Пирог с крапивой и золой. Настой из памяти и веры

22
18
20
22
24
26
28
30

– Черт с ней, с ложкой, – начинаю я и добавляю, глянув на гневное лицо Фаустины: – Нет, я не буду извиняться за выражения. Просто послушай меня…

Но Фаустина отворачивается и вырывает руку:

– Так же, как ты меня? Могу. Могу даже помолиться за твою грешную душу, но большего не проси.

С этими словами она оставляет меня одну посреди шумного коридора. Я сжимаю кулаки и упираюсь глазами в плиточный пол. Браво, Магда! Ты потеряла последнюю союзницу.

Не в силах вернуться в палату, прислоняюсь к окну. Здесь, как и на остальных окнах больницы, стоят частые решетки. Тут я замечаю, что эти окна выходят не на внутренний дворик. За скелетами деревьев виднеется еще одна решетка, а за ней – белесый кружевной лес. И, кажется, что‑то еще. Кладбище? Точно, это оно. Ровные рядки могил. Должно быть, там хоронят пациентов, тела которых не захотели забрать родные.

– Я так тебе завидую, – мелодично звучит у меня над ухом. – Скоро ты отправишься в другой, лучший мир.

Медленно поворачиваю голову и, к своему удивлению, вижу рядом Франтишку. Она безмятежно смотрит в сторону леса и погоста, на губах все та же улыбка смущенной маленькой девочки. Одной рукой она поглаживает себя по шее и стриженому затылку и блаженно щурится. Меня передергивает.

– Возьми меня с собой, а? Возьми… Мы бы плясали меж деревьев у зеленого костра…

Что она несет? Почему говорит именно эти слова? Нет, остановись, Магда. Не слушай слов чужого безумия. Безумие передается через разговоры, ты опять забыла?

– Я думала, ты можешь только мычать и визжать, – все же огрызаюсь я. – При чем тут деревья?

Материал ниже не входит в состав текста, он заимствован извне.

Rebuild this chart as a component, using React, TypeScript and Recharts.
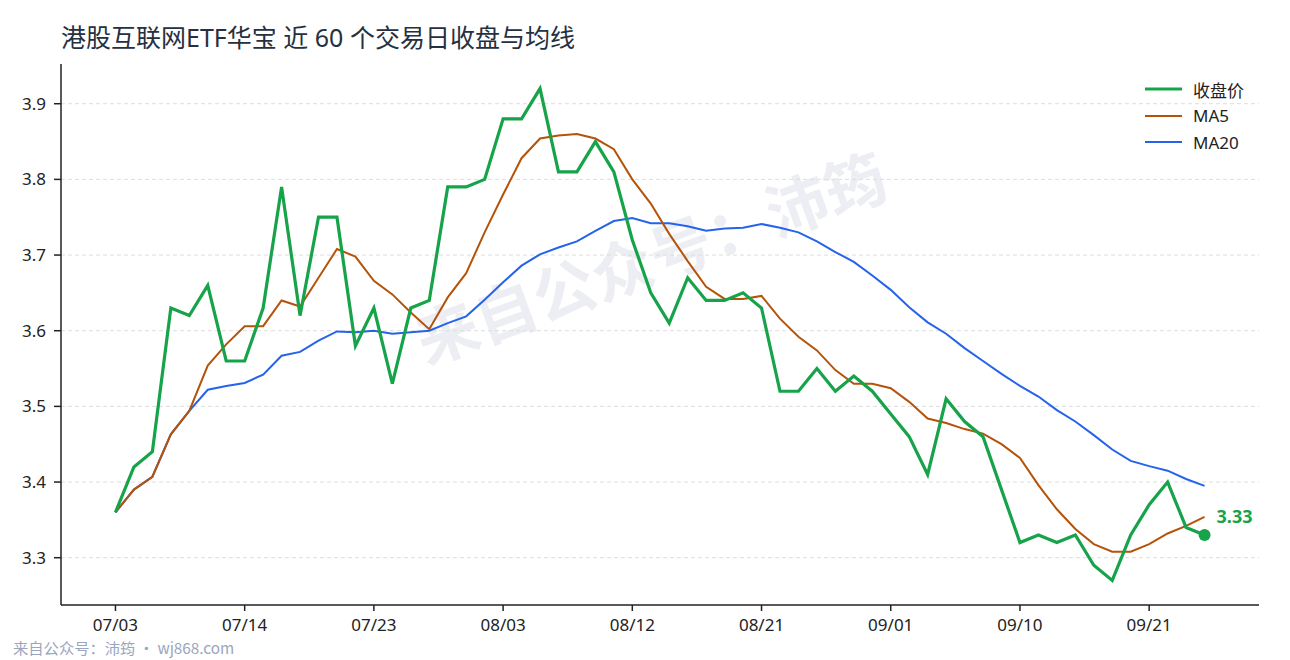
import React from 'react'
import { CartesianGrid, Line, LineChart, XAxis, YAxis } from 'recharts'

const TITLE = '港股互联网ETF华宝 近 60 个交易日收盘与均线'
const FOOTER = '来自公众号：沛筠 · wj868.com'
const WATERMARK = '来自公众号：沛筠'

const dates = [
  '07/03', '07/04', '07/07', '07/08', '07/09', '07/10', '07/11', '07/14', '07/15', '07/16',
  '07/17', '07/18', '07/21', '07/22', '07/23', '07/24', '07/25', '07/28', '07/29', '07/30',
  '07/31', '08/03', '08/04', '08/05', '08/06', '08/07', '08/08', '08/11', '08/12', '08/13',
  '08/14', '08/15', '08/18', '08/19', '08/20', '08/21', '08/22', '08/25', '08/26', '08/27',
  '08/28', '08/29', '09/01', '09/02', '09/03', '09/04', '09/05', '09/08', '09/09', '09/10',
  '09/11', '09/12', '09/15', '09/16', '09/17', '09/18', '09/21', '09/22', '09/23', '09/24',
]

const close = [
  3.36, 3.42, 3.44, 3.63, 3.62, 3.66, 3.56, 3.56, 3.63, 3.79,
  3.62, 3.75, 3.75, 3.58, 3.63, 3.53, 3.63, 3.64, 3.79, 3.79,
  3.8, 3.88, 3.88, 3.92, 3.81, 3.81, 3.85, 3.81, 3.72, 3.65,
  3.61, 3.67, 3.64, 3.64, 3.65, 3.63, 3.52, 3.52, 3.55, 3.52,
  3.54, 3.52, 3.49, 3.46, 3.41, 3.51, 3.48, 3.46, 3.39, 3.32,
  3.33, 3.32, 3.33, 3.29, 3.27, 3.33, 3.37, 3.4, 3.34, 3.33,
]

const ma5 = [
  3.36, 3.39, 3.407, 3.463, 3.494, 3.554, 3.582, 3.606, 3.606, 3.64,
  3.632, 3.67, 3.708, 3.698, 3.666, 3.648, 3.624, 3.602, 3.644, 3.676,
  3.73, 3.78, 3.828, 3.854, 3.858, 3.86, 3.854, 3.84, 3.8, 3.768,
  3.728, 3.692, 3.658, 3.642, 3.642, 3.646, 3.616, 3.592, 3.574, 3.548,
  3.53, 3.53, 3.524, 3.506, 3.484, 3.478, 3.47, 3.464, 3.45, 3.432,
  3.396, 3.364, 3.338, 3.318, 3.308, 3.308, 3.318, 3.332, 3.342, 3.354,
]

const ma20 = [
  3.36, 3.39, 3.407, 3.463, 3.494, 3.522, 3.527, 3.531, 3.542, 3.567,
  3.572, 3.587, 3.599, 3.598, 3.6, 3.596, 3.598, 3.6, 3.61, 3.619,
  3.641, 3.664, 3.686, 3.701, 3.71, 3.718, 3.732, 3.745, 3.749, 3.742,
  3.742, 3.738, 3.732, 3.735, 3.736, 3.741, 3.736, 3.73, 3.718, 3.704,
  3.691, 3.673, 3.654, 3.631, 3.611, 3.596, 3.577, 3.56, 3.543, 3.527,
  3.513, 3.495, 3.48, 3.462, 3.443, 3.428, 3.421, 3.415, 3.404, 3.395,
]

const xTicks = [0, 7, 14, 21, 28, 35, 42, 49, 56]
const yTicks = [3.3, 3.4, 3.5, 3.6, 3.7, 3.8, 3.9]
const Y_MIN = 3.2375
const Y_MAX = 3.9525

const COLORS = {
  close: '#16a34a',
  ma5: '#b45309',
  ma20: '#2563eb',
}

const LEGEND_ITEMS = [
  { key: 'close', label: '收盘价', color: COLORS.close, width: 3 },
  { key: 'ma5', label: 'MA5', color: COLORS.ma5, width: 2 },
  { key: 'ma20', label: 'MA20', color: COLORS.ma20, width: 2 },
]

const FONT = '"Noto Sans", "Noto Sans CJK SC", sans-serif'
const CJK_FONT = '"Noto Sans CJK SC", sans-serif'

const data = dates.map((d, i) => ({ idx: i, date: d, close: close[i], ma5: ma5[i], ma20: ma20[i] }))
const LAST = data.length - 1

// grid only at the tick values (no line at the top edge of the plot)
function gridRows({ offset }: any) {
  return yTicks.map(t => offset.top + (offset.height * (Y_MAX - t)) / (Y_MAX - Y_MIN))
}

function LastDot(props: any) {
  const { cx, cy, index } = props
  if (index !== LAST) return <g key={`d-${index}`} />
  return (
    <g key={`d-${index}`}>
      <circle cx={cx} cy={cy} r={6} fill={COLORS.close} />
      <text x={cx + 12} y={cy - 12} fill={COLORS.close} fontSize={18} fontWeight={700} fontFamily={FONT}>
        {close[LAST].toFixed(2)}
      </text>
    </g>
  )
}

function LegendBox() {
  return (
    <div style={{ position: 'absolute', left: 1145, top: 76, fontFamily: FONT, fontSize: 17, color: '#222' }}>
      {LEGEND_ITEMS.map(it => (
        <div key={it.key} style={{ display: 'flex', alignItems: 'center', height: 26.5 }}>
          <svg width={37} height={6} style={{ marginRight: 11 }}>
            <line x1={0} y1={3} x2={37} y2={3} stroke={it.color} strokeWidth={it.width} />
          </svg>
          <span>{it.label}</span>
        </div>
      ))}
    </div>
  )
}

export default function App() {
  return (
    <div style={{ position: 'absolute', left: 0, top: 0, width: 1290, height: 660, background: '#fff', overflow: 'hidden' }}>
      <div
        style={{
          position: 'absolute',
          left: 650,
          top: 255,
          transform: 'translate(-50%, -50%) rotate(-20deg)',
          fontFamily: CJK_FONT,
          fontWeight: 700,
          fontSize: 62,
          color: '#eceef3',
          whiteSpace: 'nowrap',
        }}
      >
        {WATERMARK}
      </div>
      <div
        style={{
          position: 'absolute',
          left: 61,
          top: 18,
          fontFamily: FONT,
          fontSize: 25,
          color: '#263040',
          whiteSpace: 'nowrap',
        }}
      >
        {TITLE}
      </div>
      <div
        style={{
          position: 'absolute',
          left: 13,
          top: 636,
          fontFamily: CJK_FONT,
          fontSize: 15.3,
          color: '#9aa6bd',
          whiteSpace: 'nowrap',
        }}
      >
        {FOOTER}
      </div>
      <div style={{ position: 'absolute', left: 0, top: 0 }}>
        <LineChart width={1290} height={660} data={data} margin={{ top: 64, right: 31, left: 11, bottom: 25 }}>
          <CartesianGrid
            vertical={false}
            stroke="#dddddd"
            strokeDasharray="4 3"
            horizontalCoordinatesGenerator={gridRows}
          />
          <XAxis
            dataKey="idx"
            type="number"
            domain={[-2.95, 61.95]}
            ticks={xTicks}
            tickFormatter={(v: number) => dates[v]}
            height={30}
            axisLine={{ stroke: '#222', strokeWidth: 1.5 }}
            tickLine={{ stroke: '#222', strokeWidth: 1.5 }}
            tickSize={6}
            tickMargin={8}
            tick={{ fontSize: 17, fill: '#222', fontFamily: FONT }}
            allowDataOverflow
          />
          <YAxis
            type="number"
            domain={[Y_MIN, Y_MAX]}
            ticks={yTicks}
            tickFormatter={(v: number) => v.toFixed(1)}
            width={50}
            axisLine={{ stroke: '#222', strokeWidth: 1.5 }}
            tickLine={{ stroke: '#222', strokeWidth: 1.5 }}
            tickSize={7}
            tickMargin={8}
            tick={{ fontSize: 17, fill: '#222', fontFamily: FONT }}
            allowDataOverflow
          />
          <Line
            type="linear"
            dataKey="ma20"
            stroke={COLORS.ma20}
            strokeWidth={2}
            dot={false}
            isAnimationActive={false}
          />
          <Line
            type="linear"
            dataKey="ma5"
            stroke={COLORS.ma5}
            strokeWidth={2}
            dot={false}
            isAnimationActive={false}
          />
          <Line
            type="linear"
            dataKey="close"
            stroke={COLORS.close}
            strokeWidth={3.2}
            dot={LastDot}
            isAnimationActive={false}
          />
        </LineChart>
      </div>
      <LegendBox />
    </div>
  )
}
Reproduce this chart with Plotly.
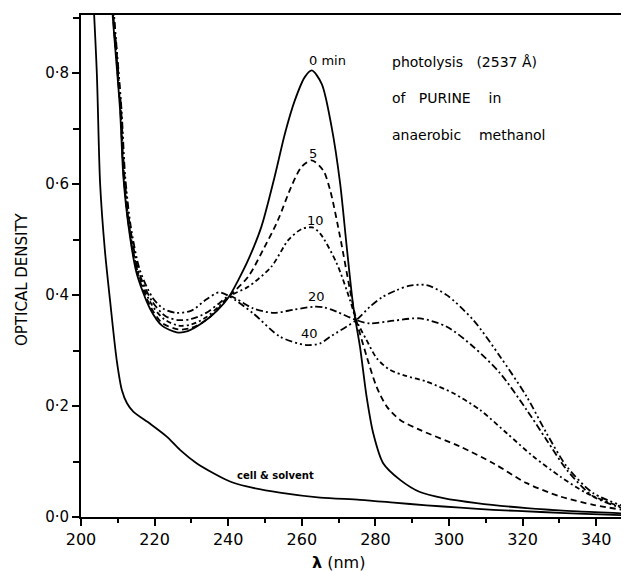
import plotly.graph_objects as go

# ---------------- data ----------------
cell_wl = [203.0, 204.3, 205.2, 206.5, 207.9, 209.7, 211.1, 212.5, 214.2, 218.8, 223.3, 226.9,
           231.4, 236.0, 240.5, 245.0, 254.0, 265.0, 275.8, 285.0, 293.9, 303.0, 312.0, 325.0,
           335.0, 349.0]
cell_od = [0.98, 0.80, 0.60, 0.48, 0.39, 0.283, 0.229, 0.205, 0.19, 0.168, 0.145, 0.121,
           0.097, 0.079, 0.064, 0.055, 0.044, 0.035, 0.031, 0.026, 0.021, 0.017, 0.013, 0.009,
           0.006, 0.003]

t0_wl = [207.8, 208.6, 210.6, 211.5, 212.9, 215.1, 218.8, 222.0, 226.0, 229.0, 233.0, 237.0,
         240.3, 242.8, 245.4, 249.0, 252.6, 255.4, 258.1, 260.8, 262.7, 265.4, 268.1, 270.4,
         272.2, 274.0, 275.8, 277.6, 279.4, 282.1, 286.7, 292.1, 298.5, 307.5, 321.1, 335.0,
         349.0]
t0_od = [1.0, 0.905, 0.735, 0.615, 0.525, 0.44, 0.375, 0.345, 0.333, 0.335, 0.35, 0.372,
         0.398, 0.428, 0.463, 0.523, 0.613, 0.691, 0.751, 0.793, 0.805, 0.781, 0.703, 0.602,
         0.487, 0.379, 0.307, 0.217, 0.151, 0.097, 0.067, 0.045, 0.034, 0.025, 0.016, 0.010,
         0.006]

t5_wl = [207.9, 208.7, 210.7, 211.6, 213.0, 215.3, 219.0, 222.0, 226.5, 230.0, 234.0, 237.5,
         240.3, 245.4, 249.9, 253.5, 257.1, 259.9, 262.7, 265.8, 267.7, 270.4, 273.1, 274.8,
         277.6, 280.3, 283.1, 286.7, 292.1, 303.0, 312.0, 321.1, 330.2, 339.2, 349.0]
t5_od = [1.0, 0.905, 0.735, 0.615, 0.525, 0.44, 0.378, 0.35, 0.338, 0.341, 0.355, 0.377,
         0.398, 0.433, 0.487, 0.535, 0.595, 0.631, 0.643, 0.625, 0.589, 0.505, 0.409, 0.355,
         0.29, 0.235, 0.199, 0.175, 0.157, 0.127, 0.097, 0.061, 0.037, 0.022, 0.011]

t10_wl = [208.0, 208.8, 210.8, 211.7, 213.1, 215.5, 219.3, 222.5, 226.5, 230.0, 234.0, 237.5,
          240.3, 245.4, 251.7, 256.3, 259.9, 262.9, 265.0, 269.5, 273.1, 274.8, 277.5, 280.5,
          284.0, 288.0, 293.9, 301.2, 308.4, 315.7, 322.9, 330.2, 337.4, 346.5, 349.0]
t10_od = [1.0, 0.905, 0.735, 0.615, 0.525, 0.44, 0.382, 0.357, 0.345, 0.347, 0.36, 0.38,
          0.398, 0.415, 0.451, 0.499, 0.519, 0.522, 0.511, 0.457, 0.391, 0.355, 0.32, 0.285,
          0.265, 0.255, 0.244, 0.223, 0.193, 0.151, 0.109, 0.073, 0.043, 0.019, 0.015]

t20_wl = [208.1, 208.9, 210.9, 211.8, 213.3, 215.8, 219.5, 223.0, 226.5, 230.0, 234.0, 237.5,
          240.3, 246.8, 252.3, 258.0, 263.1, 266.0, 269.5, 274.8, 278.5, 285.0, 292.1, 299.4,
          306.6, 313.9, 321.1, 326.5, 332.0, 339.2, 349.0]
t20_od = [1.0, 0.905, 0.735, 0.615, 0.525, 0.44, 0.387, 0.362, 0.355, 0.357, 0.368, 0.385,
          0.398, 0.376, 0.368, 0.374, 0.379, 0.378, 0.370, 0.355, 0.349, 0.354, 0.358, 0.343,
          0.307, 0.259, 0.193, 0.139, 0.085, 0.037, 0.012]

t40_wl = [208.2, 209.0, 211.0, 212.0, 213.5, 216.0, 219.5, 222.5, 226.0, 230.0, 234.0, 237.5,
          240.3, 246.8, 254.1, 261.3, 265.0, 267.7, 274.8, 278.5, 282.0, 285.8, 289.4, 293.9,
          299.4, 306.6, 313.9, 321.1, 326.5, 332.0, 339.2, 349.0]
t40_od = [1.0, 0.905, 0.735, 0.615, 0.525, 0.445, 0.395, 0.375, 0.368, 0.372, 0.392, 0.405,
          0.398, 0.367, 0.325, 0.310, 0.313, 0.325, 0.355, 0.379, 0.397, 0.409, 0.417, 0.418,
          0.40, 0.355, 0.289, 0.217, 0.151, 0.091, 0.043, 0.016]

x_ticks = [200, 220, 240, 260, 280, 300, 320, 340]
y_ticks = [0.0, 0.2, 0.4, 0.6, 0.8]
y_ticklabels = ["0·0", "0·2", "0·4", "0·6", "0·8"]

curve_labels = ["0 min", "5", "10", "20", "40"]
label_pos = [(261.3, 0.823), (263.0, 0.656), (263.6, 0.534), (264.0, 0.397), (262.0, 0.330)]

NB = "\u00a0"
title_lines = ["photolysis" + NB * 3 + "(2537 Å)",
               "of" + NB * 3 + "PURINE" + NB * 4 + "in",
               "anaerobic" + NB * 4 + "methanol"]
title_y = [0.82, 0.755, 0.688]

FONT = "DejaVu Sans"

fig = go.Figure()

series = [
    ("cell & solvent", cell_wl, cell_od, "solid"),
    ("0 min", t0_wl, t0_od, "solid"),
    ("5 min", t5_wl, t5_od, "6px,4px"),
    ("10 min", t10_wl, t10_od, "2px,3px,5px,3px"),
    ("20 min", t20_wl, t20_od, "7px,3px,2px,3px"),
    ("40 min", t40_wl, t40_od, "7px,3px,2px,3px,2px,3px"),
]
for name, xs, ys, dash in series:
    fig.add_trace(go.Scatter(
        x=xs, y=ys, mode="lines", name=name, showlegend=False,
        line=dict(color="black", width=1.8, dash=dash, shape="spline", smoothing=0.8),
    ))

# curve labels
for i, (txt, (lx, ly)) in enumerate(zip(curve_labels, label_pos)):
    fig.add_annotation(x=lx, y=ly, text=txt, showarrow=False,
                       xanchor="left" if i == 0 else "center", yanchor="middle",
                       font=dict(family=FONT, size=13, color="black"))

fig.add_annotation(x=241.8, y=0.0757, text="<b>cell & solvent</b>", showarrow=False,
                   xanchor="left", yanchor="middle",
                   font=dict(family=FONT, size=10, color="black"))

for txt, yy in zip(title_lines, title_y):
    fig.add_annotation(x=284.0, y=yy, text=txt, showarrow=False,
                       xanchor="left", yanchor="middle",
                       font=dict(family=FONT, size=14, color="black"))

# axis titles
fig.add_annotation(xref="paper", yref="paper", x=-0.1077, y=0.474, text="OPTICAL DENSITY",
                   textangle=-90, showarrow=False, xanchor="center", yanchor="middle",
                   font=dict(family=FONT, size=15, color="black"))
fig.add_annotation(xref="paper", yref="paper", x=0.469, y=-0.09,
                   text="<b>λ</b> (nm)", showarrow=False, xanchor="center", yanchor="middle",
                   font=dict(family=FONT, size=16, color="black"))

# page body has an 8px margin, so the figure is shifted by 8px; size accordingly
fig.update_layout(
    width=621, height=563,
    margin=dict(l=73, r=0, t=7, b=54),
    paper_bgcolor="white", plot_bgcolor="white",
    font=dict(family=FONT, color="black"),
)
fig.update_xaxes(
    range=[200, 348.9], tickvals=x_ticks, ticks="outside", ticklen=7, tickwidth=1.5,
    tickcolor="black", showline=True, linecolor="black", linewidth=2, mirror=True,
    showgrid=False, zeroline=False, tickfont=dict(family=FONT, size=16, color="black"),
    minor=dict(dtick=10, tick0=200, ticks="outside", ticklen=4, tickcolor="black", tickwidth=1.5),
)
fig.update_yaxes(
    range=[0, 0.905], tickvals=y_ticks, ticktext=y_ticklabels, ticks="outside", ticklen=7,
    tickwidth=1.5, tickcolor="black", showline=True, linecolor="black", linewidth=2,
    showgrid=False, zeroline=False, tickfont=dict(family=FONT, size=15, color="black"),
    minor=dict(dtick=0.1, tick0=0, ticks="outside", ticklen=6, tickcolor="black", tickwidth=1.5),
)

fig.write_html("out.html")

Франтишка наваливается грудью на решетку, будто хочет пройти сквозь нее.

– Я могу петь. – Она звонко хихикает, точно роняет серебряный колокольчик. – Знаю, ты тоже можешь. Когда она придет, забери меня с собой. Обещаешь? Обещай!

– Кто она? Кто придет?

Франтишка изумленно задирает густые темные брови:

– Ты не знаешь? Придет та, кого ты ждешь. – Она заговорщически склоняется к моему уху и горячо шепчет: – Ведь-ма.

Перед глазами падает белая пелена. Я заношу руку для удара, и тут…

– Вот вы где, Магдалена. – Пан Пеньковский легонько сжимает мое плечо. – Пойдемте со мной, пока у нас есть время до процедур. Нам с вами нужно переговорить.

В тихом кабинете я наконец прихожу в себя, хоть мои зубы все еще лязгают о золоченый край фарфоровой чашечки.

– Что такого сказала вам бедная девушка?

Моя голова работает с бешеной скоростью. Пан Пеньковский считает меня нормальной и только поэтому хочет мне помочь. Но как изменится его мнение, если я признаюсь, что кто‑то преследует меня прямо здесь, в этой больнице? Кто‑то подложил записку, кто‑то подбросил мне проклятую красную нить в суп, кто‑то нашептывает лунатичке Франтишке о моем прошлом. Кто‑то пытается запугать меня до смерти. До этого я рассказывала все откровенно, пыталась завоевать доверие доктора. Но если я проболтаюсь об этом… Даже в моей голове это звучит как паранойя, как бред!